私の会社では、基本的に同僚のことを「さん」付けで呼ぶことが推奨されている。
とはいえ、「くん」付けやあだ名で呼ばれている人もいる。
私はそこに違和感を覚えることはないけれど、人によってはそれが嫌だと感じるらしい。
先日、会社から通達があった。
通達の内容はこうだ。
「さん」付け文化が根付いていない。
呼び捨てや「くん」付けで呼ばれている人を見て不快な思いになったと通報があったため、改めて「さん」付けを徹底するように。
とのことだ。
それを見た私は、率直に「何だこれ?」と思った。
まず、わざわざ通達するほど重要なものなのか。
全社に通達するということは、全社員の業務時間を奪うということになる。
そうにも関わらず、わざわざ誰だかは知らないが、ある拠点のある人から通報があったからと、そんなどうでも良いことを周知する必要があるのか、と思った。
それでごく一部の人が不快な思いをするならば、その拠点や部署の中だけでやってくれ、と思う。
それに、おそらく問題の本質は「呼び方」にあるのではないだろう。
私の推測に過ぎないが、おそらく何らかのハラスメントが絡んだ結果、こういう通報の仕方になったのだ。
さすがに「呼び方」だけで、不快だと会社に通報するほど暇な社員はいないはずだ。
問題は通報を受け取った側にもある。
受け取った側は、通報を鵜呑みにするのではなくて、本質をしっかりと見極めるべきだった。
それ無くして(しているのかもしれないが)、単純に意味不明な通達を全社的にしたこと自体に、何だか不穏な空気が漂う。
「ホワイト過ぎてブラック」
私は今の会社に対して何度もそう感じたことがあるけれども、今回もその一例だ。
資本主義経済に身を任せることも重要。
モラルのある社会の中では「見えざる手」の働きにより、うまいところに落ち着いていく。

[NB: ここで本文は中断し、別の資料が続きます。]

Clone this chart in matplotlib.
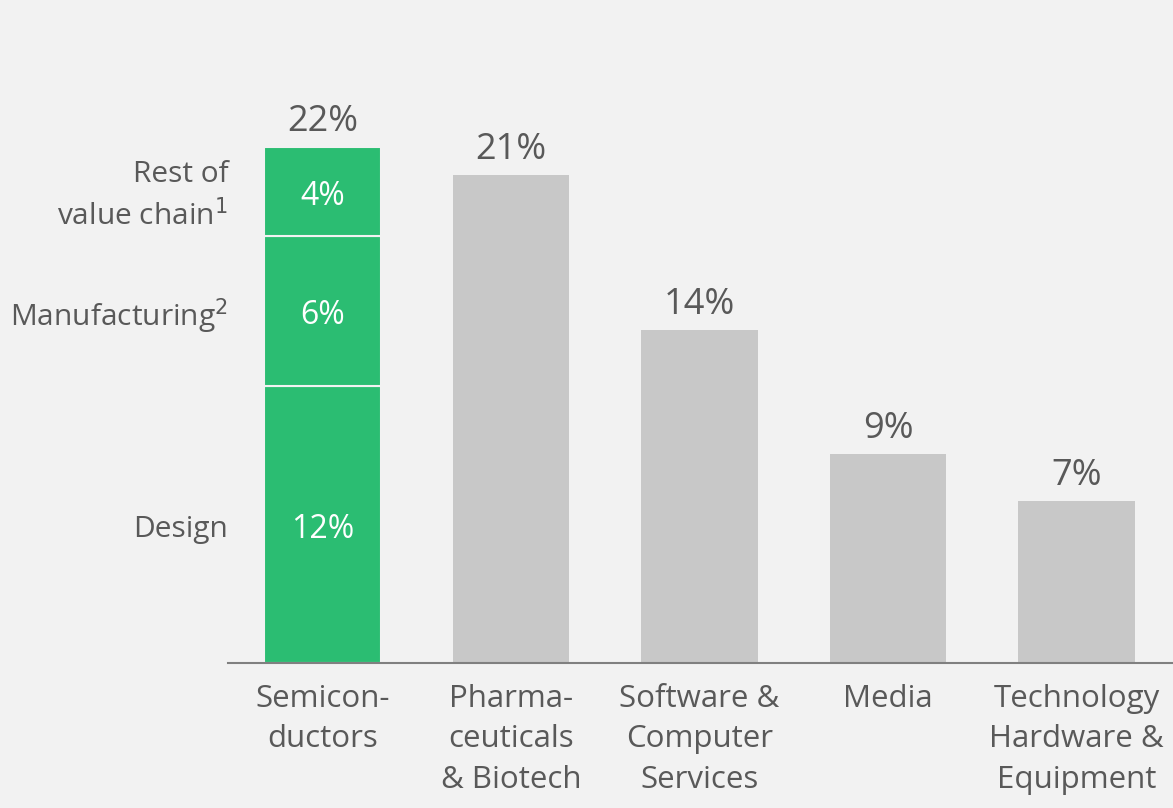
import matplotlib
matplotlib.use("Agg")
import matplotlib.pyplot as plt

categories = ["Semicon-\nductors", "Pharma-\nceuticals\n& Biotech", "Software &\nComputer\nServices",
              "Media", "Technology\nHardware &\nEquipment"]
totals = [22.0, 20.8, 14.2, 8.9, 6.9]
total_labels = ["22%", "21%", "14%", "9%", "7%"]
seg_names = ["Design", "Manufacturing$^2$", "Rest of\nvalue chain$^1$"]
seg_values = [11.8, 6.4, 3.8]
seg_labels = ["12%", "6%", "4%"]

bg = "#f2f2f2"
green = "#2bbd72"
gray = "#c8c8c8"
txt = "#595959"

plt.rcParams['font.family'] = ['Open Sans', 'DejaVu Sans']

fig = plt.figure(figsize=(11.73, 8.08), dpi=100, facecolor=bg)
ax = fig.add_axes([228/1173, (808-663)/808, 945/1173, 583/808])
ax.set_facecolor(bg)

x = list(range(len(categories)))
w = 0.62
for i in range(1, len(categories)):
    ax.bar(x[i], totals[i], width=w, color=gray, zorder=2)
bottom = 0
for v, lab in zip(seg_values, seg_labels):
    ax.bar(x[0], v, width=w, bottom=bottom, color=green, edgecolor=bg, linewidth=1.5, zorder=2)
    ax.text(x[0], bottom + v/2 - 0.2, lab, ha="center", va="center", color="white", fontsize=23)
    bottom += v

for i, (t, lab) in enumerate(zip(totals, total_labels)):
    ax.text(x[i], t + 0.3, lab, ha="center", va="bottom", color=txt, fontsize=26)

bottom = 0
for v, name in zip(seg_values, seg_names):
    ax.text(-0.5, bottom + v/2 - 0.2, name, ha="right", va="center", color=txt, fontsize=21.5,
            linespacing=1.42, transform=ax.transData, clip_on=False)
    bottom += v

ax.set_xlim(-0.501, 4.512)
ax.set_ylim(0, 583/23.45)
ax.set_xticks(x)
ax.set_xticklabels(categories, color=txt, fontsize=22.5, linespacing=1.45, va="top")
ax.tick_params(axis="x", length=0, pad=15)
ax.set_yticks([])
for s in ["top", "right", "left"]:
    ax.spines[s].set_visible(False)
ax.spines["bottom"].set_color("#808080")
ax.spines["bottom"].set_linewidth(1.5)

fig.savefig("out.png", dpi=100, facecolor=bg)
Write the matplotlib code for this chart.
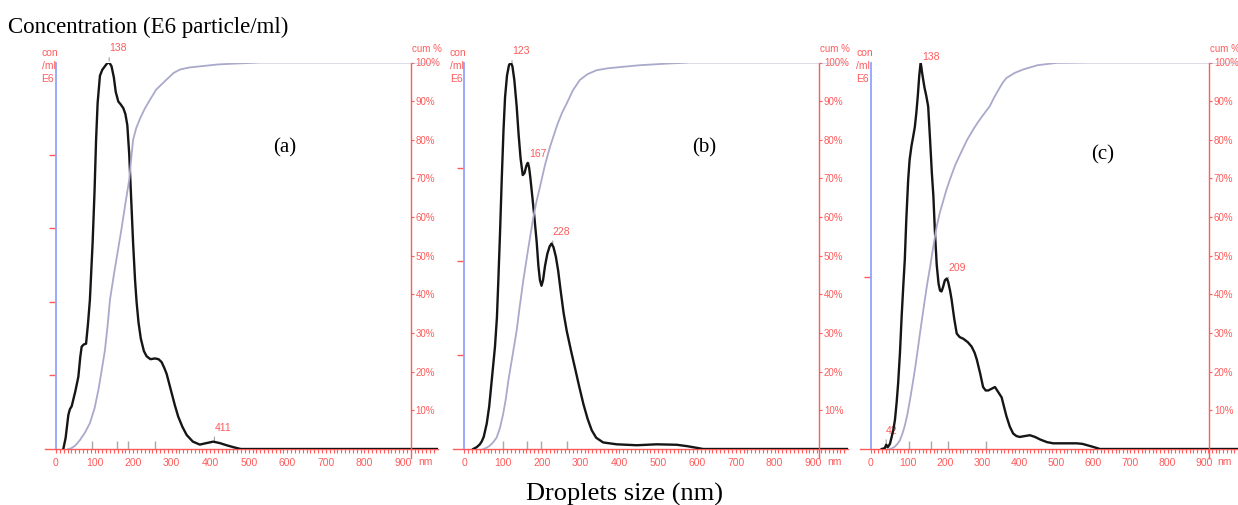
import numpy as np
import matplotlib.pyplot as plt

plt.rcParams['font.family'] = ['Liberation Sans Narrow', 'Liberation Sans', 'DejaVu Sans']

# ---- data (size in nm, concentration in E6 particles/ml, cumulative in %) ----
a_size = [19, 25, 32, 36, 40.7, 50, 58, 63, 66.6, 72, 78, 83, 88, 95, 100, 104, 108, 114, 120, 127, 133, 138,
          144, 150, 155, 161.6, 168, 174.6, 180, 185, 190, 195, 200, 205, 209, 214, 220, 228, 235, 245, 257,
          266, 274, 281, 287, 294, 300, 308, 317, 328, 339, 355, 373, 390, 408, 425, 443, 460, 475, 480, 990]
a_conc = [0, 0.15, 0.46, 0.54, 0.58, 0.78, 0.98, 1.25, 1.39, 1.42, 1.43, 1.7, 2.03, 2.8, 3.5, 4.2, 4.7, 5.07,
          5.15, 5.2, 5.24, 5.25, 5.2, 5.05, 4.85, 4.72, 4.68, 4.63, 4.55, 4.4, 4.0, 3.4, 2.8, 2.3, 2.0, 1.72, 1.5,
          1.33, 1.26, 1.22, 1.23, 1.22, 1.18, 1.1, 1.02, 0.88, 0.76, 0.6, 0.44, 0.3, 0.19, 0.1, 0.06, 0.08, 0.1,
          0.08, 0.05, 0.025, 0.005, 0, 0]
a_cum_size = [32, 40, 50, 62, 75, 88, 100, 110, 118, 127, 134, 140, 150, 160, 170, 180, 190, 196, 200, 208,
              218, 230, 244, 260, 287, 305, 322, 345, 373, 420, 460, 530, 990]
a_cum = [0, 0.2, 0.9, 2.3, 4.2, 6.7, 10.5, 15.3, 20, 25.6, 32, 38.6, 45, 51, 57, 63.5, 69.7, 76, 80, 83, 85.5,
         88, 90.4, 93, 95.6, 97.3, 98.2, 98.7, 99, 99.5, 99.7, 100, 100]
a_peaks = [138, 411]
a_marks = [93, 157, 187, 257]

b_size = [23, 32, 40, 44.8, 50, 57.7, 64, 70.6, 79, 84, 87.7, 92, 96.4, 101, 105, 110, 115, 119.6, 124, 129,
          135, 140, 145, 150.6, 155, 160, 163.5, 167, 170, 173.8, 180, 186.7, 191, 195, 199, 203, 208, 214, 220,
          225, 230, 236, 242, 248, 256, 264, 275, 285, 296, 307, 318, 328.5, 340, 358, 393, 445, 496, 548, 575,
          600, 616, 990]
b_conc = [0, 0.02, 0.05, 0.08, 0.13, 0.27, 0.45, 0.73, 1.09, 1.4, 1.8, 2.3, 2.87, 3.4, 3.75, 3.98, 4.09, 4.12,
          4.08, 3.93, 3.65, 3.35, 3.1, 2.92, 2.94, 3.02, 3.05, 3.0, 2.9, 2.75, 2.5, 2.2, 1.95, 1.8, 1.74, 1.8,
          1.95, 2.08, 2.16, 2.19, 2.15, 2.05, 1.9, 1.7, 1.45, 1.26, 1.05, 0.87, 0.67, 0.48, 0.32, 0.2, 0.12, 0.07,
          0.05, 0.04, 0.05, 0.045, 0.03, 0.012, 0, 0]
b_cum_size = [49, 57, 65, 75, 83.5, 92, 100, 107, 113.5, 124, 135, 143, 152, 165, 178, 186, 195, 208, 221, 240,
              252, 264, 280, 298, 318, 341, 370, 400, 453, 520, 582, 990]
b_cum = [0, 0.3, 0.8, 1.8, 3, 5.5, 9, 13, 17.7, 24, 30.7, 37, 43.6, 52, 60, 64, 67.8, 73.5, 78.2, 84, 87, 89.4,
         92.8, 95.5, 97, 98, 98.5, 98.8, 99.3, 99.7, 100, 100]
b_peaks = [123, 167, 228]
b_marks = [99, 162, 198, 264]

c_size = [30, 38, 42, 46, 52, 56.6, 61, 65.5, 70, 74, 79, 83.5, 88, 92, 96, 101, 105, 110, 115, 119, 123, 127,
          131, 134.7, 139, 145, 150, 155, 160, 165, 169, 173, 178, 183, 187, 191, 195, 200, 205, 209, 214, 218,
          225, 232, 240, 250, 262, 272, 280, 286, 295, 303, 310, 317, 326, 335, 344, 353, 360, 366, 375, 384,
          393, 402, 415, 429, 443, 456, 475, 492, 555, 570, 582, 600, 618, 990]
c_conc = [0, 0.005, 0.025, 0.01, 0.03, 0.07, 0.11, 0.17, 0.27, 0.38, 0.56, 0.77, 0.95, 1.1, 1.33, 1.56, 1.68,
          1.76, 1.82, 1.87, 1.95, 2.05, 2.17, 2.245, 2.18, 2.1, 2.05, 1.99, 1.8, 1.6, 1.47, 1.27, 1.07, 0.96, 0.92,
          0.915, 0.94, 0.98, 0.99, 0.97, 0.92, 0.87, 0.76, 0.67, 0.65, 0.64, 0.62, 0.595, 0.56, 0.52, 0.44, 0.36,
          0.34, 0.34, 0.35, 0.36, 0.33, 0.30, 0.24, 0.19, 0.13, 0.09, 0.075, 0.07, 0.075, 0.08, 0.07, 0.056, 0.04,
          0.033, 0.033, 0.03, 0.023, 0.012, 0, 0]
c_cum_size = [52, 58, 65, 72, 79, 85, 92, 99, 106, 113, 120, 127, 133, 139, 145, 152, 160, 169, 178, 186, 195,
              204, 213.5, 228, 245, 260, 276, 288, 300, 310, 321, 333, 345, 356, 366, 388, 411, 450, 501, 591, 990]
c_cum = [0, 0.2, 0.6, 1.3, 2.3, 3.8, 6, 9, 12.7, 16.8, 21, 25.8, 30, 34, 38, 42.5, 47, 52.5, 57.6, 61, 64, 67,
         69.7, 73.5, 77, 80, 82.6, 84.4, 86, 87.3, 88.7, 91, 93, 94.8, 96, 97.3, 98.2, 99.3, 99.9, 100, 100]
c_peaks = [138, 209, 42]
c_marks = [103, 162, 208, 312]

labels = ['(a)', '(b)', '(c)']
x_ticks = list(range(0, 901, 100))
pct_ticks = list(range(10, 101, 10))

# ---- layout (pixels) ----
W, H = 1238, 505
red = '#ff5b5b'
blue = '#93a3ff'
panels = [
    dict(size=a_size, conc=a_conc, cs=a_cum_size, cum=a_cum, peaks=a_peaks, marks=a_marks,
         left=44.8, right=437.7, top=5.25, yt=[1, 2, 3, 4], xr=920, lab=(285, 148)),
    dict(size=b_size, conc=b_conc, cs=b_cum_size, cum=b_cum, peaks=b_peaks, marks=b_marks,
         left=453.1, right=848.2, top=4.12, yt=[1, 2, 3], xr=915, lab=(704, 148)),
    dict(size=c_size, conc=c_conc, cs=c_cum_size, cum=c_cum, peaks=c_peaks, marks=c_marks,
         left=859.9, right=1238, top=2.245, yt=[1], xr=912, lab=(1103, 155)),
]
base_px, top_px = 449, 62.5

fig = plt.figure(figsize=(W / 100, H / 100), dpi=100)

for p, lab in zip(panels, labels):
    ax = fig.add_axes([p['left'] / W, (H - base_px) / H, (p['right'] - p['left']) / W, (base_px - top_px) / H])
    ax.set_xlim(-29, 990)
    ax.set_ylim(0, p['top'])
    ax.plot(p['size'], p['conc'], color='#151515', lw=1.7, zorder=4, solid_joinstyle='round')
    ax.vlines(p['marks'], 0, p['top'] * 8 / (base_px - top_px), color='#a8a8a8', lw=1, zorder=2)

    for s in ['top', 'right']:
        ax.spines[s].set_visible(False)
    ax.spines['left'].set_position(('data', 0))
    ax.spines['left'].set_color(blue)
    ax.spines['left'].set_linewidth(1.3)
    ax.spines['bottom'].set_color(red)
    ax.spines['bottom'].set_linewidth(1.0)
    ax.set_yticks(p['yt'])
    ax.tick_params(axis='y', colors=red, length=5, width=1, labelleft=False)
    ax.set_xticks(x_ticks)
    ax.set_xticklabels([str(v) for v in x_ticks])
    ax.set_xticks(np.arange(0, 990, 10), minor=True)
    ax.tick_params(axis='x', which='both', colors=red, direction='out', length=3, width=0.8,
                   labelsize=7.5, pad=3.5)

    for pk in p['peaks']:
        yv = np.interp(pk, p['size'], p['conc'])
        ax.annotate(str(pk), xy=(pk, yv), xytext=(0, 6.5), textcoords='offset points',
                    ha='left', va='bottom', color=red, fontsize=7.5, annotation_clip=False,
                    arrowprops=dict(arrowstyle='-', color='#a0a0a0', lw=0.8, relpos=(0, 0),
                                    shrinkA=1, shrinkB=1))

    for i, t in enumerate(['con', '/ml', 'E6']):
        ax.annotate(t, xy=(0, p['top']), xytext=(-10.4, 6.8 - i * 9.4), textcoords='offset points',
                    ha='left', va='center', color=red, fontsize=7.5, annotation_clip=False)

    tw = ax.twinx()
    tw.set_ylim(0, 100)
    tw.plot(p['cs'], p['cum'], color='#a9a9cb', lw=1.3, zorder=3, solid_joinstyle='round')
    for s in ['top', 'left', 'bottom']:
        tw.spines[s].set_visible(False)
    tw.spines['right'].set_position(('data', p['xr']))
    tw.spines['right'].set_color(red)
    tw.spines['right'].set_linewidth(1.0)
    tw.spines['right'].set_bounds(-2.3, 100)
    tw.set_yticks(pct_ticks)
    tw.set_yticklabels([f'{v}%' for v in pct_ticks])
    tw.tick_params(axis='y', colors=red, length=2.5, width=0.8, pad=1, labelsize=7)
    tw.annotate('cum %', xy=(p['xr'], 100), xytext=(0.8, 9.7), textcoords='offset points',
                ha='left', va='center', color=red, fontsize=7, annotation_clip=False)
    tw.annotate('nm', xy=(p['xr'], 0), xytext=(10.8, -9.4), textcoords='offset points',
                ha='center', va='center', color=red, fontsize=7.5, annotation_clip=False)

    fig.text(p['lab'][0] / W, 1 - p['lab'][1] / H, lab, ha='center', va='center',
             family='Liberation Serif', fontsize=15)

fig.text(8 / W, 1 - 33 / H, 'Concentration (E6 particle/ml)', ha='left', va='baseline',
         family='Liberation Serif', fontsize=16.5)
fig.text(624 / W, 4 / H, 'Droplets size (nm)', ha='center', va='baseline',
         family='Liberation Serif', fontsize=19)

fig.savefig('out.png', dpi=100)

それを無理やりルールで縛ろうとするからおかしな話になる。
「さん」付け文化を根付かせたいという狙いの本質は、互いを尊重し合えるような空気を作りたい、というところにあるのだろう。
何も「ルールを守ること」が目的ではないのだ。
それに、あだ名で呼ぶことで同僚同士の距離が縮まるケースもあるだろう。
問題を抽象化できていない。
そこに問題がある。
先日読んだ本では、具体化と抽象化を相手のレベルに合わせて伝えることのできる人が営業の達人だ、というようなことが書いてあった。
ルールを具体化しすぎて、現場までルールを作った意図が伝わっていないから、こういうことになるのだ。
少し闇を感じた。
私の会社は大丈夫なのだろうか。